To anyone who hasn't made acquaintance with Kitty Hawk, it's a rather secretive startup backed by Google's co-founder Larry Page that aims to building novel aerial vehicles (and it's a Northern California town where the Wright Brother's first took flight).
And Cora is the company's latest commercial plane prototype that aims to improve future urban aerial travel. As demonstrated in the demo video, Cora carries a series of rotor blades along both wings to power vertical take off and maintain elevation. A main motor at the back provides forward propulsion when in air. It runs solely on electricity with a top speed of 150Km/h and 100km in range.
Cora's test flights have been conducted in New Zealand as a covert project under a company called Zephyr Airworks , as Kitty Hawk failed to get certification from US authorities. On the other hand, the New Zealand government saw it as an opportunity for advancing commercialization of autonomous air taxi network before many other developed countries, who have stricter regulations over testing novel aircrafts.
"We saw Cora's potential as a sustainable, efficient and transformative technology that can enrich people’s lives, not only in New Zealand, but ultimately the whole world,” said Peter Crabtree from the country’s business and innovation ministry.
Kitty Hawk's had previously released a manned aircraft "Flyer" , which sports eight battery-powered propellers for an aero-aquatic experience.
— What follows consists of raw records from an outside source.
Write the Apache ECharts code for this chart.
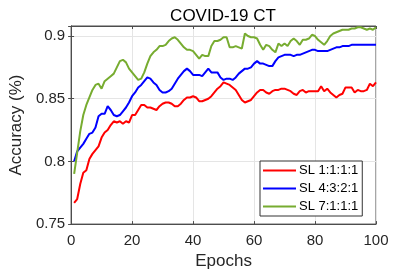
<!DOCTYPE html>
<html><head><meta charset="utf-8">
<script src="https://cdn.jsdelivr.net/npm/echarts@6/dist/echarts.min.js"></script>
<style>html,body{margin:0;padding:0;background:#fff}#c{width:415px;height:275px}</style>
</head><body><div id="c"></div>
<script>
const epochs = Array.from({length:100},(_,i)=>i+1);
const sl1111 = [0.767,0.770,0.782,0.791,0.793,0.802,0.806,0.809,0.812,0.819,
0.823,0.825,0.829,0.832,0.831,0.832,0.830,0.832,0.831,0.837,
0.837,0.841,0.845,0.845,0.843,0.843,0.842,0.841,0.844,0.846,
0.847,0.847,0.846,0.844,0.844,0.846,0.849,0.851,0.851,0.852,
0.851,0.848,0.848,0.849,0.850,0.852,0.855,0.858,0.860,0.863,
0.862,0.861,0.859,0.857,0.853,0.849,0.847,0.848,0.849,0.852,
0.855,0.857,0.857,0.855,0.854,0.856,0.857,0.857,0.858,0.858,
0.857,0.856,0.854,0.853,0.856,0.857,0.855,0.856,0.856,0.856,
0.856,0.860,0.856,0.858,0.855,0.853,0.851,0.853,0.854,0.859,
0.859,0.859,0.855,0.857,0.856,0.856,0.857,0.862,0.860,0.863];
const sl4321 = [0.800,0.808,0.811,0.814,0.818,0.822,0.823,0.827,0.836,0.838,
0.838,0.844,0.841,0.837,0.836,0.837,0.840,0.843,0.847,0.852,
0.855,0.859,0.861,0.864,0.867,0.866,0.863,0.861,0.857,0.855,
0.855,0.856,0.858,0.862,0.866,0.869,0.872,0.874,0.872,0.869,
0.869,0.869,0.868,0.871,0.874,0.871,0.871,0.871,0.867,0.865,
0.866,0.866,0.865,0.867,0.870,0.872,0.874,0.874,0.875,0.878,
0.880,0.878,0.878,0.877,0.876,0.876,0.880,0.883,0.884,0.885,
0.885,0.885,0.884,0.885,0.885,0.886,0.887,0.888,0.889,0.889,
0.888,0.888,0.888,0.888,0.889,0.890,0.891,0.891,0.892,0.892,
0.892,0.893,0.893,0.893,0.893,0.893,0.893,0.893,0.893,0.893];
const sl7111 = [0.790,0.807,0.824,0.837,0.845,0.851,0.857,0.861,0.862,0.858,
0.864,0.866,0.868,0.870,0.875,0.880,0.881,0.879,0.874,0.871,
0.868,0.865,0.866,0.871,0.878,0.884,0.887,0.889,0.892,0.892,
0.893,0.896,0.898,0.899,0.897,0.894,0.891,0.889,0.889,0.888,
0.885,0.882,0.885,0.884,0.884,0.892,0.896,0.896,0.897,0.899,
0.899,0.891,0.891,0.892,0.891,0.890,0.902,0.900,0.899,0.899,
0.898,0.893,0.889,0.893,0.892,0.889,0.887,0.894,0.892,0.894,
0.892,0.896,0.898,0.896,0.893,0.897,0.897,0.898,0.901,0.900,
0.897,0.895,0.893,0.896,0.900,0.902,0.903,0.904,0.905,0.905,
0.905,0.906,0.906,0.907,0.907,0.906,0.905,0.906,0.905,0.907];
const seriesNames = ['SL 1:1:1:1','SL 4:3:2:1','SL 7:1:1:1'];
const colors = ['#ff0000','#0000ff','#77ac30'];
const xTicks = [0,20,40,60,80,100];
const yTicks = [0.75,0.8,0.85,0.9];

const FONT = 'Liberation Sans, Arial, Helvetica, sans-serif';
const TXT = '#262626';
const AX = '#4d4d4d';
const chart = echarts.init(document.getElementById('c'), null, {renderer:'canvas'});
const pairs = arr => epochs.map((e,i)=>[e, arr[i]]);
const allData = [sl1111, sl4321, sl7111];

chart.setOption({
  animation:false,
  backgroundColor:'#fff',
  title:{text:'COVID-19 CT', left:218, top:3, textAlign:'center',
    textStyle:{fontFamily:FONT, fontSize:17, fontWeight:'normal', color:'#000'}},
  grid:{left:60, right:39, top:26, bottom:48, show:true, borderColor:AX, borderWidth:1},
  legend:{orient:'vertical', left:260, top:161, width:107,
    itemWidth:33, itemHeight:2, itemGap:5, padding:[3,4,3,3],
    icon:'rect', borderColor:'#333', borderWidth:1, backgroundColor:'#fff',
    textStyle:{fontFamily:FONT, fontSize:13, color:'#000', padding:[0,0,0,-2]},
    data:seriesNames},
  xAxis:[{type:'value', min:0, max:100, interval:20,
    name:'Epochs', nameLocation:'middle', nameGap:28,
    nameTextStyle:{fontFamily:FONT, fontSize:17, color:TXT},
    axisLine:{show:true, lineStyle:{color:AX}},
    axisTick:{show:true, inside:true, length:3, lineStyle:{color:AX}},
    axisLabel:{fontFamily:FONT, fontSize:15, color:TXT, margin:9,
      formatter:v=>xTicks.includes(v)?String(v):''},
    splitLine:{show:true, lineStyle:{color:'#e5e5e5'}}},
   {type:'value', position:'top', min:0, max:100, interval:20,
    axisLine:{show:true, lineStyle:{color:AX}},
    axisTick:{show:true, inside:true, length:3, lineStyle:{color:AX}},
    axisLabel:{show:false}, splitLine:{show:false}}],
  yAxis:[{type:'value', min:0.75, max:0.908, interval:0.05,
    name:'Accuracy (%)', nameLocation:'middle', nameGap:38,
    nameTextStyle:{fontFamily:FONT, fontSize:17, color:TXT},
    axisLine:{show:true, lineStyle:{color:AX}},
    axisTick:{show:true, inside:true, length:3, lineStyle:{color:AX}},
    axisLabel:{fontFamily:FONT, fontSize:15, color:TXT, margin:6, showMaxLabel:false,
      formatter:v=>{const t=yTicks.find(y=>Math.abs(y-v)<1e-6);return t===undefined?'':String(t);}},
    splitLine:{show:true, lineStyle:{color:'#e5e5e5'}}},
   {type:'value', position:'right', min:0.75, max:0.908, interval:0.05,
    axisLine:{show:true, lineStyle:{color:AX}},
    axisTick:{show:true, inside:true, length:3, lineStyle:{color:AX}},
    axisLabel:{show:false}, splitLine:{show:false}}],
  series: seriesNames.map((n,i)=>({
    name:n, type:'line', xAxisIndex:0, yAxisIndex:0,
    data:pairs(allData[i]), showSymbol:false, symbol:'none',
    lineStyle:{color:colors[i], width:2}, itemStyle:{color:colors[i]},
    z:2+i
  }))
});
</script></body></html>
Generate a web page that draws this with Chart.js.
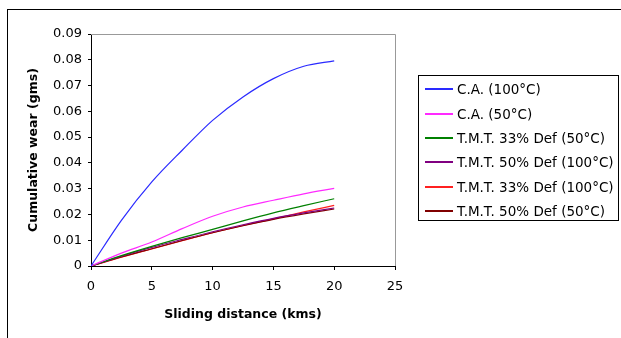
<!DOCTYPE html>
<html>
<head>
<meta charset="utf-8">
<script src="https://cdn.jsdelivr.net/npm/chart.js@4"></script>
<style>
  html, body { margin: 0; padding: 0; background: #fff; }
  #wrap { position: relative; width: 621px; height: 338px; overflow: hidden; font-family: "DejaVu Sans", sans-serif; }
  #frame { position: absolute; left: 7px; top: 9px; width: 700px; height: 400px; border-left: 1px solid #000; border-top: 1px solid #000; }
  #legend { position: absolute; left: 418px; top: 75px; width: 201px; height: 146px; border: 1px solid #000; box-sizing: border-box; padding-top: 1px; }
  .item { height: 24.4px; display: flex; align-items: center; font-size: 13.5px; color: #000; white-space: nowrap; }
  .item span.sw { display: inline-block; width: 28px; height: 2px; margin-left: 6px; margin-right: 4px; }
</style>
</head>
<body>
<div id="wrap">
  <div id="frame"></div>
  <canvas id="c" width="621" height="338"></canvas>
  <div id="legend"></div>
</div>
<script>
const distance = [0, 2.5, 5, 7.5, 10, 12.5, 15, 17.5, 20];
const caHot = [0, 0.0177, 0.0326, 0.0449, 0.0565, 0.0656, 0.0727, 0.0775, 0.0796];
const caWarm = [0, 0.0050, 0.0093, 0.0145, 0.0193, 0.0229, 0.0255, 0.0280, 0.0301];
const tmt33Warm = [0, 0.0040, 0.0076, 0.0110, 0.0142, 0.0175, 0.0206, 0.0234, 0.0261];
const tmt50Hot = [0, 0.0038, 0.0072, 0.0103, 0.0133, 0.0160, 0.0185, 0.0206, 0.0225];
const tmt33Hot = [0, 0.0034, 0.0066, 0.0098, 0.0129, 0.0157, 0.0183, 0.0210, 0.0235];
const tmt50Warm = [0, 0.0035, 0.0067, 0.0099, 0.0129, 0.0156, 0.0181, 0.0202, 0.0221];

const seriesNames = ["C.A. (100°C)", "C.A. (50°C)", "T.M.T. 33% Def (50°C)",
  "T.M.T. 50% Def (100°C)", "T.M.T. 33% Def (100°C)", "T.M.T. 50% Def (50°C)"];
const seriesValues = [caHot, caWarm, tmt33Warm, tmt50Hot, tmt33Hot, tmt50Warm];
const seriesColors = ["#2a2aff", "#ff2aff", "#008000", "#800080", "#ff2020", "#800000"];

const datasets = seriesNames.map((name, i) => ({
    label: name,
    data: distance.map((d, j) => ({ x: d, y: seriesValues[i][j] })),
    borderColor: seriesColors[i],
    borderWidth: 1.2,
    pointRadius: 0,
    fill: false,
    cubicInterpolationMode: 'monotone',
}));
// lower series drawn last, like the reference
const order = [0, 1, 2, 3, 5, 4];

const plotFrame = {
    id: 'plotFrame',
    beforeDatasetsDraw(chart) {
        const { ctx, chartArea: a } = chart;
        ctx.save();
        ctx.strokeStyle = '#999';
        ctx.lineWidth = 1;
        ctx.beginPath();
        ctx.moveTo(a.left, a.top + 0.5);
        ctx.lineTo(a.right + 0.5, a.top + 0.5);
        ctx.lineTo(a.right + 0.5, a.bottom);
        ctx.stroke();
        ctx.restore();
    }
};

const font = { family: '"DejaVu Sans", sans-serif', size: 13 };
const titleFont = { family: '"DejaVu Sans", sans-serif', size: 12.5, weight: 'bold' };

new Chart(document.getElementById('c').getContext('2d'), {
    type: 'line',
    data: { datasets: order.map(i => datasets[i]) },
    options: {
        responsive: false,
        animation: false,
        layout: { padding: { left: 7, right: 226, top: 34, bottom: 16 } },
        plugins: { legend: { display: false }, tooltip: { enabled: false } },
        scales: {
            x: {
                type: 'linear', min: 0, max: 25,
                ticks: { stepSize: 5, color: '#000', font: font, padding: 9 },
                grid: { drawOnChartArea: false, color: '#000', tickLength: 4 },
                border: { color: '#000' },
                title: { display: true, text: 'Sliding distance (kms)', color: '#000',
                         font: titleFont, padding: 0 },
                afterFit(scale) { scale.height = 56; }
            },
            y: {
                min: 0, max: 0.09,
                ticks: { stepSize: 0.01, color: '#000', font: font, padding: 6,
                         callback: v => v < 0.0001 ? '0' : v.toFixed(2) },
                grid: { drawOnChartArea: false, color: '#000', tickLength: 3 },
                border: { color: '#000' },
                title: { display: true, text: 'Cumulative wear (gms)', color: '#000',
                         font: titleFont, padding: { top: 19, bottom: 0 } },
                afterFit(scale) { scale.width = 84; }
            }
        }
    },
    plugins: [plotFrame]
});

const legend = document.getElementById('legend');
seriesNames.forEach((name, i) => {
    const row = document.createElement('div');
    row.className = 'item';
    const sw = document.createElement('span');
    sw.className = 'sw';
    sw.style.background = seriesColors[i];
    row.appendChild(sw);
    row.appendChild(document.createTextNode(name));
    legend.appendChild(row);
});
</script>
</body>
</html>
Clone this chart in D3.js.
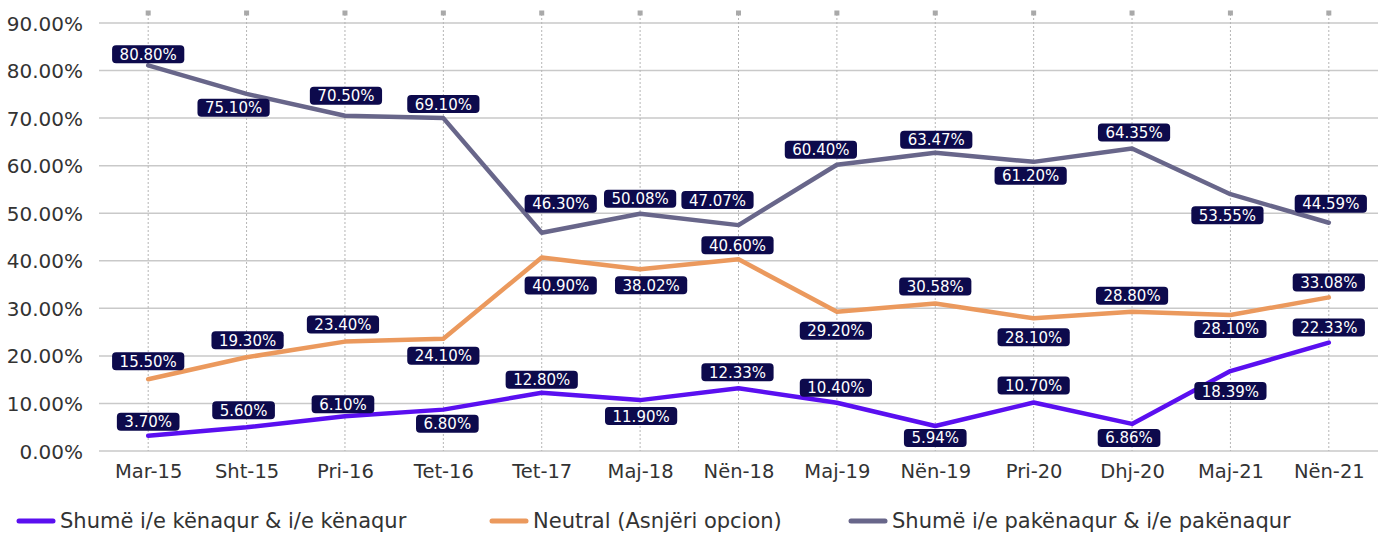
<!DOCTYPE html>
<html>
<head>
<meta charset="utf-8">
<script src="https://cdn.jsdelivr.net/npm/d3@7"></script>
<style>
  html, body { margin: 0; padding: 0; background: #fff; }
  #chart { width: 1384px; height: 535px; }
</style>
</head>
<body>
<div id="chart"></div>
<script>
// Kategorite (periudhat e vrojtimit)
const categories = ["Mar-15", "Sht-15", "Pri-16", "Tet-16", "Tet-17", "Maj-18", "Nën-18",
                    "Maj-19", "Nën-19", "Pri-20", "Dhj-20", "Maj-21", "Nën-21"];

// Vlerat e serive (lexuar nga vija)
const satisfied   = [3.2, 5.0, 7.3, 8.7, 12.25, 10.7, 13.2, 10.15, 5.25, 10.2, 5.7, 16.8, 22.8];
const neutral     = [15.1, 19.7, 23.0, 23.6, 40.7, 38.2, 40.3, 29.3, 31.0, 27.9, 29.3, 28.6, 32.3];
const unsatisfied = [81.1, 75.1, 70.5, 70.0, 45.9, 49.9, 47.5, 60.2, 62.7, 60.8, 63.6, 54.0, 48.0];

// Etiketat e vlerave
const satisfiedLabels   = ["3.70%", "5.60%", "6.10%", "6.80%", "12.80%", "11.90%", "12.33%",
                           "10.40%", "5.94%", "10.70%", "6.86%", "18.39%", "22.33%"];
const neutralLabels     = ["15.50%", "19.30%", "23.40%", "24.10%", "40.90%", "38.02%", "40.60%",
                           "29.20%", "30.58%", "28.10%", "28.80%", "28.10%", "33.08%"];
const unsatisfiedLabels = ["80.80%", "75.10%", "70.50%", "69.10%", "46.30%", "50.08%", "47.07%",
                           "60.40%", "63.47%", "61.20%", "64.35%", "53.55%", "44.59%"];

// Ticks te boshtit Y
const yTicks = [0, 10, 20, 30, 40, 50, 60, 70, 80, 90];

// Pozicioni i etiketave kundrejt pikes [dx, dy]
const satisfiedOffsets   = [[0,-14],[-3,-17],[-2,-12],[4,14],[0,-13],[1,16],[-1,-16],[-1,-15],[0,12],[0,-17],[-3,14],[0,20],[0,-15]];
const neutralOffsets     = [[0,-18],[1,-17],[-2,-17],[0,17],[19,28],[11,16],[-1,-14],[-1,19],[0,-17],[0,19],[0,-16],[0,14],[0,-15]];
const unsatisfiedOffsets = [[0,-11],[-13,14],[1,-20],[0,-14],[19,-29],[0,-15],[-21,-25],[-16,-15],[1,-13],[-3,14],[2,-16],[-3,21],[2,-19]];

const width = 1384, height = 535;
const plot = { left: 99, right: 1378, top: 23, bottom: 451 };
const font = "'DejaVu Sans', sans-serif";

const colors = {
  satisfied: "#5a0ff0",
  neutral: "#eb995d",
  unsatisfied: "#68668a",
  label: "#0d0a4c",
  grid: "#c9c9c9",
  vgrid: "#b5b5b5",
  text: "#333333"
};

const series = [
  { name: "Shumë i/e kënaqur & i/e kënaqur", values: satisfied, labels: satisfiedLabels, offsets: satisfiedOffsets, color: colors.satisfied },
  { name: "Neutral (Asnjëri opcion)", values: neutral, labels: neutralLabels, offsets: neutralOffsets, color: colors.neutral },
  { name: "Shumë i/e pakënaqur & i/e pakënaqur", values: unsatisfied, labels: unsatisfiedLabels, offsets: unsatisfiedOffsets, color: colors.unsatisfied }
];

const svg = d3.select("#chart").append("svg")
  .attr("width", width)
  .attr("height", height)
  .style("font-family", font);

const x = d3.scalePoint()
  .domain(categories)
  .range([plot.left, plot.right])
  .padding(0.5);

const y = d3.scaleLinear()
  .domain([0, 90])
  .range([plot.bottom, plot.top]);

// Vijat horizontale
svg.append("g")
  .selectAll("line")
  .data(yTicks)
  .join("line")
  .attr("x1", plot.left)
  .attr("x2", plot.right)
  .attr("y1", d => y(d))
  .attr("y2", d => y(d))
  .style("stroke", colors.grid)
  .style("stroke-width", 1.5);

// Vijat vertikale me pika + katroret lart
const vg = svg.append("g");
vg.selectAll("line")
  .data(categories)
  .join("line")
  .attr("x1", d => x(d))
  .attr("x2", d => x(d))
  .attr("y1", 14)
  .attr("y2", plot.bottom)
  .style("stroke", colors.vgrid)
  .style("stroke-width", 1)
  .style("stroke-dasharray", "2,2");

vg.selectAll("rect")
  .data(categories)
  .join("rect")
  .attr("x", d => x(d) - 2.5)
  .attr("y", 10.5)
  .attr("width", 5)
  .attr("height", 5)
  .style("fill", "#a9a9a9");

// Boshti Y
const yAxis = svg.append("g")
  .attr("transform", `translate(${plot.left - 13},0)`)
  .call(d3.axisLeft(y).tickValues(yTicks).tickSize(0).tickFormat(d => d.toFixed(2) + "%"));
yAxis.select(".domain").remove();
yAxis.selectAll("text")
  .style("font-family", font)
  .style("font-size", "20px")
  .style("fill", colors.text)
  .attr("dy", "0.35em");

// Boshti X
const xAxis = svg.append("g")
  .attr("transform", `translate(0,${plot.bottom + 7})`)
  .call(d3.axisBottom(x).tickSize(0));
xAxis.select(".domain").remove();
xAxis.selectAll("text")
  .style("font-family", font)
  .style("font-size", "19.5px")
  .style("fill", colors.text)
  .attr("dy", "0.85em");

// Vijat e serive
const line = d3.line()
  .x((d, i) => x(categories[i]))
  .y(d => y(d));

svg.append("g")
  .selectAll("path")
  .data(series)
  .join("path")
  .attr("d", d => line(d.values))
  .style("fill", "none")
  .style("stroke", d => d.color)
  .style("stroke-width", 4.5)
  .style("stroke-linejoin", "round")
  .style("stroke-linecap", "round");

// Etiketat e vlerave
const labelGroup = svg.append("g");
series.forEach(s => {
  s.values.forEach((v, i) => {
    const cx = x(categories[i]) + s.offsets[i][0];
    const cy = y(v) + s.offsets[i][1];
    const g = labelGroup.append("g").attr("transform", `translate(${cx},${cy})`);
    const t = g.append("text")
      .attr("text-anchor", "middle")
      .attr("dy", "0.36em")
      .style("font-size", "15px")
      .style("fill", "#ffffff")
      .text(s.labels[i]);
    const w = t.node().getComputedTextLength() + 15;
    g.insert("rect", "text")
      .attr("x", -w / 2)
      .attr("y", -9)
      .attr("width", w)
      .attr("height", 18)
      .attr("rx", 4)
      .style("fill", colors.label);
  });
});

// Legjenda
const legendItems = [
  { x: 17, s: series[0] },
  { x: 490, s: series[1] },
  { x: 849, s: series[2] }
];
const legend = svg.append("g").attr("transform", "translate(0,521)");
legendItems.forEach(item => {
  legend.append("line")
    .attr("x1", item.x + 2)
    .attr("x2", item.x + 36)
    .attr("y1", 0)
    .attr("y2", 0)
    .style("stroke", item.s.color)
    .style("stroke-width", 5)
    .style("stroke-linecap", "round");
  legend.append("text")
    .attr("x", item.x + 43)
    .attr("dy", "0.35em")
    .style("font-size", "21px")
    .style("fill", colors.text)
    .text(item.s.name);
});
</script>
</body>
</html>
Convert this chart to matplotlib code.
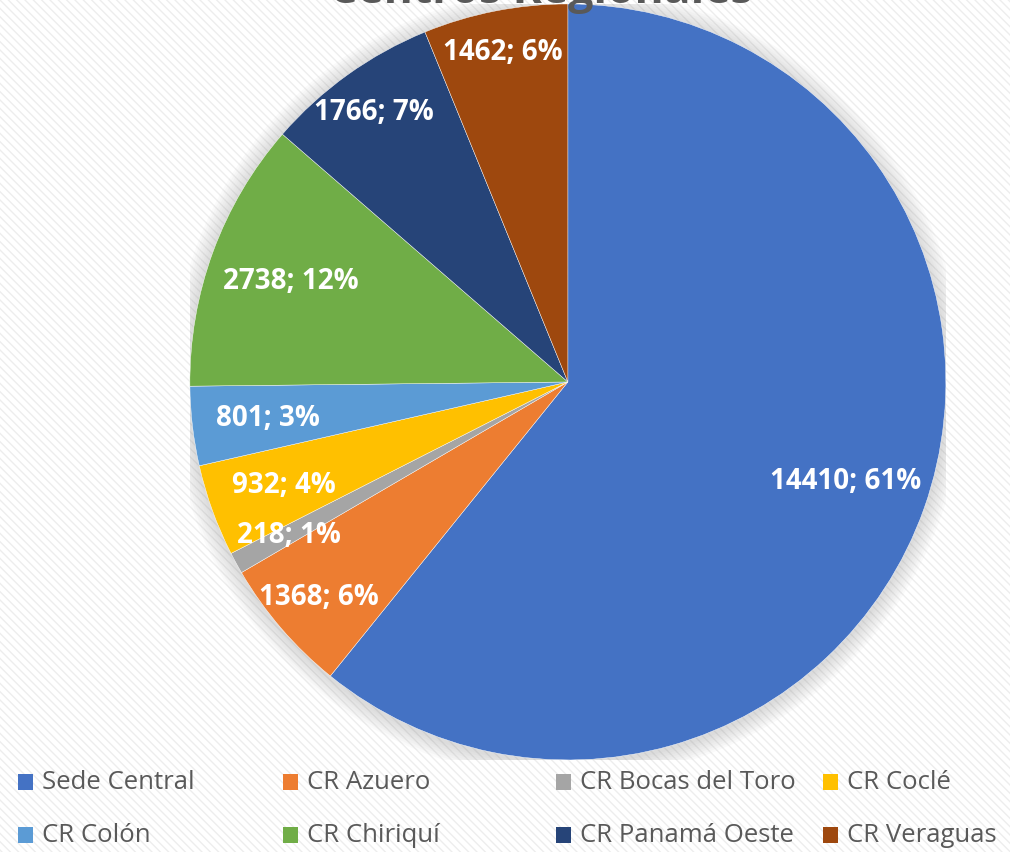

It obtained FAA certification as an ultralight aircraft that requires no pilot license to operate.
As many other players are advancing unmanned air travel (Uber with Uber Elevate, Volocopter backed by Intel and Daimler), the unveiling of Cora sets a firm step for future commercialization. Currently Kitty Hawk is actively working with the New Zealand government to roll out "a commercial air taxi service".